Giancarlo La Vella – Città del Vaticano
Le notizie che giungono dal Sudan evidenziano una preoccupante fase di frizione tra popolazione, che chiede la ripresa della transizione verso la democratizzazione del Paese, e il governo militare, andato al potere con un colpo di mano nell’ottobre scorso, esautorando l’esecutivo e arrestando il premier. Da quasi 4 mesi si susseguono manifestazioni di piazza alle quali le forze dell’ordine rispondono spesso brutalmente, respingendo i dimostranti e arrestandoli. Decine le vittime.
Interessi politici ed economici
Alla base del contenzioso tra giunta militare e rappresentanti civili ci sono forti interessi economici. Lo afferma Enrico Casale, della rivista ‘Africa’ dei Padri Bianchi, secondo il quale difficilmente i militari lasceranno il potere, soprattutto quello economico, ben tutelato già da i tempi di Omar al –Bashir:
Enrico Casale, in Sudan il copione sembra il medesimo da un po’ di tempo a questa parte: tante proteste in piazza, purtroppo anche sanguinose, ma non si sblocca nulla a livello di dialogo…
La situazione è sempre la stessa. Al potere in Sudan ci sono sempre i militari. Noi non dobbiamo concepire qui le forze armate, come li concepiamo in Europa o nel Nord America. Le forze armate in Sudan, oltre a difendere il Paese, hanno anche un grosso ruolo nell’economia nazionale, ne controllano una grossa parte e quindi hanno grandi interessi non soltanto politici, ma anche economici. Queat situazione era in qualche modo tutelata quando al potere c’era al-Bashir. Poi con la fase di transizione che ha portato i civili al potere questi interessi hanno iniziato vacillare e per questo poi i militari hanno preso in mano la situazione. E difficilmente a breve ci saranno cambiamenti.
Dunque, una situazione in cui è praticamente impossibile il dialogo ed è difficile il reinserimento dei civili nel governo e nelle istituzioni?
Non userei la parola impossibile, perché delle probabilità ci sono, nel senso che c’è una forte pressione internazionale, a partire dall’Unione africana (Oua), che mira al reinserimento dei civili, quindi a riprendere quel processo di transizione che può portare il Paese a istituzioni stabili e possibilmente democratiche. Quindi impossibile non direi, certamente molto difficile, perché il anche il contesto generale non è molto semplice. Teniamo presente che il Sudan sta affrontando anche due altre grosse sfide con l’Etiopia: una per la gestione delle risorse idriche del Nilo e un’altra per le controversie che hanno sui confini.
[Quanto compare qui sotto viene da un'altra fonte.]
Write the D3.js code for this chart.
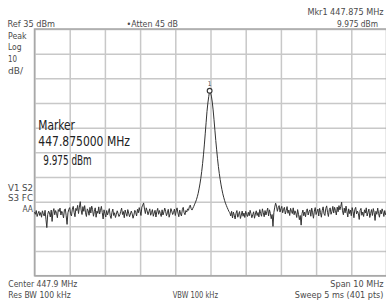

Quindi è una situazione difficile per il Sudan e la transizione democratica non è ferma, ma è molto rallentata.
Dal colpo diStato militare in poi, qual è la situazione sociale in questo momento in Sudan?
La situazione sociale è complicata. Nel senso che la caduta di Omar al-Bashir è stata legata soprattutto a motivi di carattere economico, con l’aumento dei prezzi e le difficoltà economiche nel Paese; una situazione che tutto sommato è rimasta uguale e non è stata risolta. Di conseguenza queste difficoltà possono portare ad acuire ulteriormente una situazione politica, che è già difficile di per sè. Queste manifestazioni continue sono certamente per favorire la transizione ma sono anche proteste di carattere economico. Le fasce più basse della popolazione si sono ulteriormente impoverite e quindi è difficile la vita per ampi settori della popolazione sudanese. Una richiesta di cambiamento arriva, dunque, anche dalla necessità di cambiare dal punto di vista economico.